Media Release: 2/11/2020
Dams plan was a political fizzer
The outcome of last weekend’s Queensland election shows that voters could not be swayed by the promise of the biggest dam building program in Australia’s history.
The LNP promised to build a major new dam on the Burdekin River to irrigate dry lands in the interior of Queensland. The scheme would have cost tens of billions of dollars and led to unsustainable reductions in freshwater flowing to coastal ecosystems, including estuaries that fisheries depend upon.
The policy was targeted at voters in key electorates in Townsville. In an announcement in August, LNP leader Deb Frecklington said “the biggest benefit will be felt in Townsville” and “[the] project that will secure Townsville’s economic future for generations to come”. Voters returned ALP candidates in all three Townsville seats with swings of about three per cent.
"The election result shows that proposing to build new dams is not the sure fire winner that some politicians think it will be.” said Simon Cheers, Campaigns Manager of Townsville based North Queensland Conservation Council.
“In fact it turned out to be a political fizzer.
“There is clear scientific and economic evidence that shows we should not be building new dams.
“Ample water is available in existing dams around the state, so spending vast sums of taxpayers money on new dams is a waste.”
Mackay Conservation Group has been campaigning against the proposed Urannah Dam, also in the Burdekin Basin. The group is concerned about significant environmental impacts from the proposed dam.
“Apart from the Liberal National Party, it’s hard to find anyone who supports building a dam that would flood the beautiful Urannah and Massey Creeks and pristine parts of the Broken River.” said Peter McCallum, Mackay Conservation Group coordinator.
“The LNP is also promising a jobs bonanza from this project. The Urannah Dam will end up becoming a drain on taxpayers for decades and there are many better ways to create jobs.
“Not only that, we’ll lose iconic species such as the Irwin’s Turtle, discovered by famed naturalists Steve and Bob Irwin in the 1990s.”

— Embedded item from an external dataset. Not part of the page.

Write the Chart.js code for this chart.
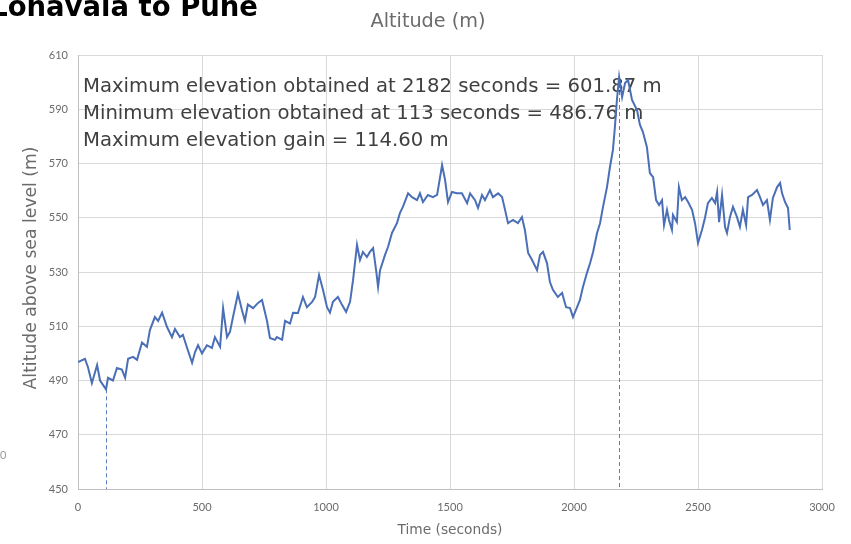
<!DOCTYPE html>
<html>
<head>
<meta charset="utf-8">
<script src="https://cdn.jsdelivr.net/npm/chart.js@4.4.0/dist/chart.umd.min.js"></script>
<style>
  body { margin: 0; background: #fff; }
  .wrap { position: relative; width: 851px; height: 544px; }
</style>
</head>
<body>
<div class="wrap"><canvas id="altChart"></canvas></div>
<script>
/* Altitude profile - Lonavala to Pune */

const times = [
  0, 28, 40, 56, 77, 89, 100, 113, 121, 141, 157, 177, 190, 202, 222, 238, 258, 278, 290, 310,
  323, 339, 359, 379, 391, 411, 423, 440, 460, 472, 484, 500, 520, 540, 552, 573, 585, 601, 613, 625,
  645, 661, 673, 685, 706, 726, 742, 762, 774, 794, 802, 823, 835, 855, 867, 887, 907, 923, 944, 956,
  972, 988, 1004, 1016, 1028, 1048, 1065, 1081, 1097, 1109, 1125, 1137, 1149, 1165, 1177, 1190, 1202, 1210, 1218, 1238,
  1250, 1266, 1286, 1298, 1310, 1331, 1347, 1367, 1379, 1391, 1411, 1431, 1448, 1460, 1468, 1480, 1492, 1508, 1528, 1548,
  1569, 1581, 1601, 1613, 1629, 1641, 1661, 1673, 1694, 1710, 1722, 1734, 1754, 1774, 1790, 1802, 1815, 1831, 1851, 1863,
  1875, 1891, 1903, 1915, 1935, 1952, 1968, 1984, 1996, 2012, 2024, 2036, 2052, 2065, 2077, 2093, 2105, 2117, 2133, 2145,
  2157, 2165, 2173, 2182, 2194, 2206, 2218, 2234, 2254, 2266, 2278, 2294, 2306, 2319, 2331, 2343, 2355, 2363, 2375, 2383,
  2395, 2399, 2415, 2423, 2435, 2448, 2460, 2476, 2488, 2500, 2516, 2528, 2540, 2556, 2569, 2577, 2585, 2597, 2609, 2617,
  2629, 2641, 2657, 2669, 2681, 2694, 2702, 2718, 2738, 2750, 2762, 2778, 2790, 2802, 2819, 2831, 2839, 2851, 2863, 2870
];

const altitudes = [
  496.8, 498, 495, 489, 495.7, 490, 488.5, 486.76, 491, 490, 494.6, 494, 491, 498, 498.7, 497.6, 504, 502.4, 508.6, 513.4,
  512, 515, 509.7, 506, 509, 506, 506.8, 502, 496.5, 500.5, 503, 500, 503, 502, 506, 502.4, 516.7, 506, 508, 513.4,
  522, 516, 512, 518, 516.7, 518.6, 519.7, 512, 505.7, 505, 506, 505, 512, 511, 515, 514.9, 520.8, 517, 519, 520.8,
  528.9, 523.4, 517, 515, 519, 520.8, 517.8, 515.3, 519, 527, 540, 534.4, 537.4, 535.5, 537.4, 538.8, 530.7, 524.5, 530.7, 536.3,
  539.2, 544.4, 548, 551.7, 554, 559, 557.6, 556.5, 559, 555.8, 558.4, 557.6, 558.4, 565, 569.4, 564, 555.8, 559.5, 559, 559,
  555.4, 559, 556.5, 553.6, 558.4, 556.5, 560.2, 557.6, 559, 557.6, 552.9, 548, 549.2, 548, 550.3, 545.5, 537, 534.4, 530.7, 536.3,
  537.4, 533.3, 526.3, 523.4, 520.8, 522.3, 517, 516.7, 513.4, 517, 519.7, 524.5, 529.6, 533.3, 537.4, 544.4, 548, 554, 561.3, 568.7,
  575, 583.5, 593.4, 601.87, 594.5, 599.7, 600.8, 593.4, 589.7, 584.2, 581.6, 576, 566.5, 565, 556.5, 554.7, 556.5, 547.3, 552.9, 549.2,
  545.5, 551, 548.4, 561.3, 556.5, 557.6, 555.8, 552.9, 548, 540.7, 545.5, 549.9, 555.4, 557.3, 555.4, 559.5, 548.4, 558.4, 546.6, 544.4,
  550.3, 554, 550.3, 546.6, 552.9, 547.3, 557.6, 558.4, 560.2, 557.6, 554.7, 556.5, 549.2, 557.3, 561.3, 562.8, 559, 555.8, 553.6, 545.5
];

// min / max markers (time, altitude)
const markerTimes = [113, 2182];
const markerAlts = [486.76, 601.87];

const xTicks = [0, 500, 1000, 1500, 2000, 2500, 3000];
const yTicks = [450, 470, 490, 510, 530, 550, 570, 590, 610];

const notes = [
  'Maximum elevation obtained at 2182 seconds = 601.87 m',
  'Minimum elevation obtained at 113 seconds = 486.76 m',
  'Maximum elevation gain = 114.60 m'
];

const FONT = 'Lato, "DejaVu Sans", sans-serif';
const WIDE = '"DejaVu Sans", sans-serif';

function fitFont(ctx, text, width, base, weight, family) {
  family = family || FONT;
  ctx.font = (weight || '') + ' ' + base + 'px ' + family;
  let size = base * width / ctx.measureText(text).width;
  ctx.font = (weight || '') + ' ' + size.toFixed(2) + 'px ' + family;
}

const textsPlugin = {
  id: 'texts',
  beforeDatasetsDraw: function(chart) {
    const ctx = chart.ctx;
    const x = chart.scales.x, y = chart.scales.y;
    ctx.save();
    // dashed drop lines at min / max
    ctx.strokeStyle = '#5a7cbc';
    ctx.lineWidth = 1;
    ctx.setLineDash([4, 3]);
    markerTimes.forEach(function(t, i) {
      const px = Math.round(x.getPixelForValue(t)) + 0.5;
      ctx.beginPath();
      ctx.moveTo(px, y.getPixelForValue(markerAlts[i]));
      ctx.lineTo(px, y.bottom);
      ctx.stroke();
    });
    ctx.setLineDash([]);
    // annotation text
    ctx.fillStyle = '#404040';
    ctx.textBaseline = 'middle';
    ctx.textAlign = 'left';
    fitFont(ctx, notes[0], 579, 17, '', WIDE);
    notes.forEach(function(s, i) {
      ctx.fillText(s, 83, 87 + i * 27);
    });
    ctx.restore();
  },
  afterDraw: function(chart) {
    const ctx = chart.ctx;
    ctx.save();
    // page title (cut by the top edge)
    ctx.fillStyle = '#000';
    ctx.textAlign = 'right';
    ctx.textBaseline = 'alphabetic';
    fitFont(ctx, 'Lonavala to Pune', 268, 26, 'bold', WIDE);
    ctx.fillText('Lonavala to Pune', 258, 16);
    // chart title
    ctx.fillStyle = '#6b6b6b';
    ctx.textAlign = 'center';
    ctx.textBaseline = 'middle';
    fitFont(ctx, 'Altitude (m)', 115, 15, '', WIDE);
    ctx.fillText('Altitude (m)', 428, 22);
    // x title
    fitFont(ctx, 'Time (seconds)', 105, 12, '', WIDE);
    ctx.fillText('Time (seconds)', 450, 530);
    // y title
    ctx.translate(32, 268);
    ctx.rotate(-Math.PI / 2);
    fitFont(ctx, 'Altitude above sea level (m)', 243, 12, '', WIDE);
    ctx.fillText('Altitude above sea level (m)', 0, 0);
    ctx.restore();
    // stray label from neighbouring chart
    ctx.save();
    ctx.fillStyle = '#9a9a9a';
    ctx.font = '11px ' + FONT;
    ctx.textBaseline = 'middle';
    ctx.fillText('0', 0, 455);
    ctx.restore();
  }
};

const points = times.map(function(t, i) {
  return { x: t, y: altitudes[i] };
});

const ctx = document.getElementById('altChart').getContext('2d');
// eslint-disable-next-line no-undef
const chart = new Chart(ctx, {
  type: 'line',
  data: {
    datasets: [{
      data: points,
      borderColor: '#4a6fb7',
      borderWidth: 2,
      pointRadius: 0,
      tension: 0,
      fill: false
    }]
  },
  options: {
    responsive: true,
    maintainAspectRatio: false,
    animation: false,
    layout: {
      padding: { left: 0, right: 29, top: 55, bottom: 0 }
    },
    plugins: {
      legend: { display: false },
      tooltip: { enabled: false }
    },
    scales: {
      x: {
        type: 'linear',
        min: xTicks[0],
        max: xTicks[xTicks.length - 1],
        afterBuildTicks: function(scale) {
          scale.ticks = xTicks.map(function(v) { return { value: v }; });
        },
        afterFit: function(scale) { scale.height = 55; },
        grid: { color: '#d9d9d9', drawTicks: false },
        border: { color: '#bfbfbf' },
        ticks: {
          padding: 12,
          color: '#6b6b6b',
          font: { size: 11, family: FONT },
          maxRotation: 0,
          callback: function(v) { return String(v); }
        }
      },
      y: {
        min: yTicks[0],
        max: yTicks[yTicks.length - 1],
        afterBuildTicks: function(scale) {
          scale.ticks = yTicks.map(function(v) { return { value: v }; });
        },
        afterFit: function(scale) { scale.width = 78; },
        grid: { color: '#d9d9d9', drawTicks: false },
        border: { color: '#bfbfbf' },
        ticks: {
          padding: 10,
          color: '#6b6b6b',
          font: { size: 11, family: FONT },
          callback: function(v) { return String(v); }
        }
      }
    }
  },
  plugins: [textsPlugin]
});
</script>
</body>
</html>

Both Mackay Conservation Group and North Queensland Conservation Council are calling for a comprehensive review of the Burdekin River system to ensure the system remains sustainable into the future.
“We don’t want to see the Burdekin become the next Murray-Darling catastrophe,” said Mr Cheers. “There’s still time to establish a clear plan that identifies sustainable ecological, social and economic outcomes for both people and nature.”